# MAC or SEPHORA JOB???HELPPPP:))



## VonMUA (Jul 23, 2013)

Hello everyone this is my first thread and i need some advice from you all...

	I have a possible job at spehora and ma which is super exciting. I have had an interview at both places and have a good vibe from both that they will take me on. i just dont know which to choose if they were to both call back

	MAC: they are looking for either on-call or contract key holder to see how things work out. The wage is min $18/hr. and she said if she offers the key holder position it would be around 20 hours/week to start

	SEPHORA: they are looking for a colour consultant/ skin care. Wage is under $12 and she said 15-25 hrs/week to start.

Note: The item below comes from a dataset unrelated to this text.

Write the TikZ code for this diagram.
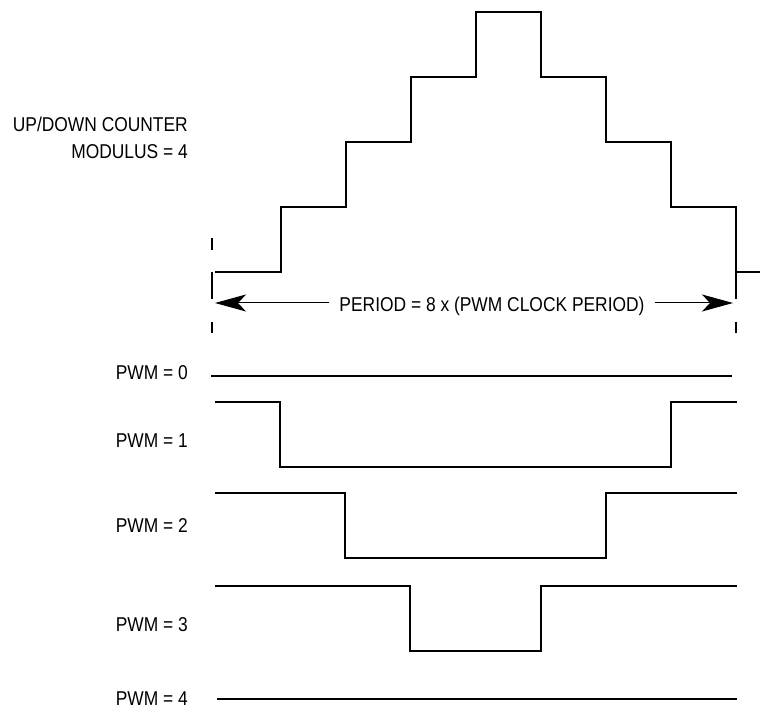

	I am an esthetican currently and do freelance makeup on the side and just want to make sure im choosing the right place. Ive heard good and bad about both. Ive heard sephora has a really good work.life balance for their employees and there is alot of room for growth and you can move around to different areas in the store and there is no competition for sales between employees. but you dont get paid that great but you can always get scooped up by urban decay or something as a rep.
	then for mac. the wage is wayyy better and it seems your taken more serious as a makeup artist unlike sephora where you can get hired without schooling for makeup.

	Any advice from anyone who has worked for either would be very appreciated THANKS!


----------



## gildedangel (Jul 23, 2013)

Welcome to Specktra! I've never worked for either of those companies so I don't think that I would be much help. Enjoy the site though!


----------



## Taren Kamilah (Aug 6, 2013)

Congrats! I've never worked for either but the wages are better at MAC. And I'm shocked they make that much money an hour. Thats more than me and I'm a government employee! Haha!


----------